Monday, May 18, 2020

A dream, a vision

This is from Lee Strobel's The Case for Miracles.

A Dream, a Vision, a Bible, a Baptism

Our world is more knit together than ever before; in fact, the global oil industry has connected the city of Houston, Texas, where I live, to many locales in the Middle East. So perhaps it's not surprising that while I was working on this chapter, I encountered a Jesus dream in the church where I serve as a teaching pastor.

The story involves Rachel, a petite and soft-spoken mother with an olive complexion and a kind and gentle demeanor. She lives with her husband and child in an upscale suburb, where I'm sure her neighbors could scarcely imagine her upbringing as a devout Muslim in a Middle Eastern country where Christianity is forbidden.

When she was twenty-two years old, she was hounded by some personal difficulties. One night before bed she called out to God, "Please send me one of your prophets who will release me from this miserable feeling. I badly need comfort and guidance."

That night she had a dream of being in some sort of movie theatre, where the projector cast an intensely bright light. Suddenly, there was a man—Jesus. "At first, it seemed like a portrait, but the portrait was not still," she said. "He was looking at me with very kind, concerned eyes. It was as if he could feel my pain and my sadness."

She said Jesus spoke to her, but the words weren't as important as the emotion they evoked: a deep and profound sense of relief, comfort, affirmation, and joy. Then his face disappeared. "My eyes opened, but I was sure I was never asleep," she said. "I was in that room with him."

By age thirty, she was married and had moved with her husband to Texas. One day while talking with a neighbor, she blurted out, "I would like to study the Bible." To this day, she's not sure where that comment came from, but eventually, she ended up studying the gospel of John, verse by verse, with a friend who is part of our congregation.

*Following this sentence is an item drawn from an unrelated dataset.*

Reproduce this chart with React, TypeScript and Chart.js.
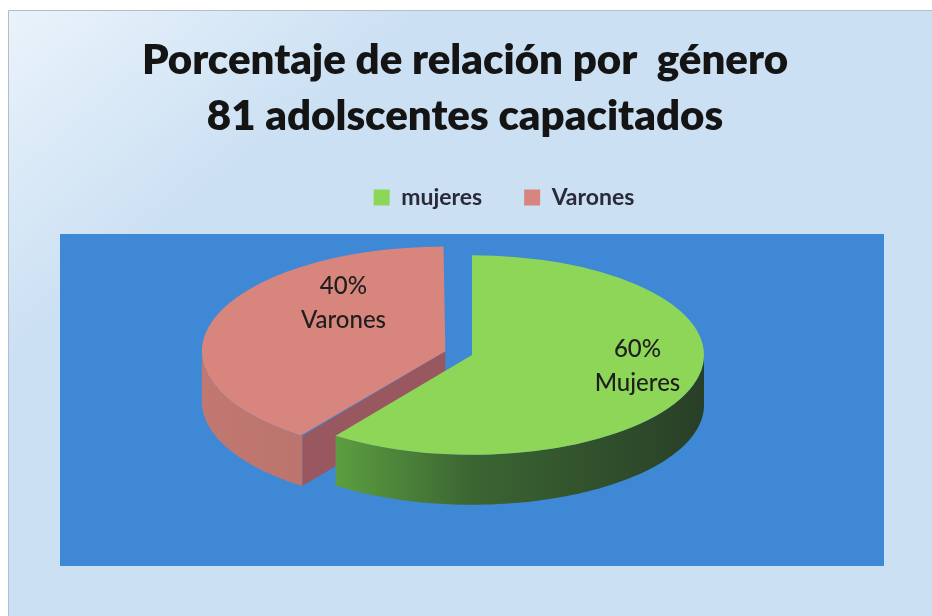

Of course, John's gospel begins with the sweeping affirmation of Jesus not as a mere prophet of Islam but as God himself: "In the beginning was the Word, and the Word was with God, and the Word was God." And John features a revolutionary statement by Jesus that would shake the foundation of Rachel's Islamic training: "I am the way and the truth and the life. No one comes to the Father except through me."

As she began studying the gospel—and before she knew anything about baptism—she had a vision. "I saw a man with a book," she said. "I was standing with him in water. I saw my friend holding my arm, and we were both looking at the man with the book open in his hands. The man was looking into the horizon with tears running down his face, and I knew that this man loves Jesus very much."

The duration of the vision, she said, "was fast and not fast. I could see details, but it only lasted a few minutes." She had never seen the man's face before.

When Easter came, her friend brought her to our church. As they sat in the auditorium waiting for the service to begin, Rachel suddenly saw a man walking down the aisle.

"Over there—that's the man!" she exclaimed. It was the man from her vision—a pastor named Alan, who presides over baptisms at our church. She had never met him before, but there he was, right in front of her.

By the time she closed the last page of John's gospel in her Bible study, Rachel put her trust in Jesus as her forgiver and leader—a joyous occasion in her life, but not one she dared to share with her husband.

So one day when he was out of town, a private baptism was arranged. "We all went into the baptismal pool," she said. There they were: the man who loves Jesus, reading from an open Bible, and her friend at her side—just as foretold.

"The vision was coming true in front of my very eyes," she said. "When the pastor spoke, tears streamed down my face. I asked him to keep me longer under the water so I could feel every moment of it."

A dream. A vision. Tom Doyle's words sprang to mind: "Personally, I don't think God has put the supernatural on the shelf."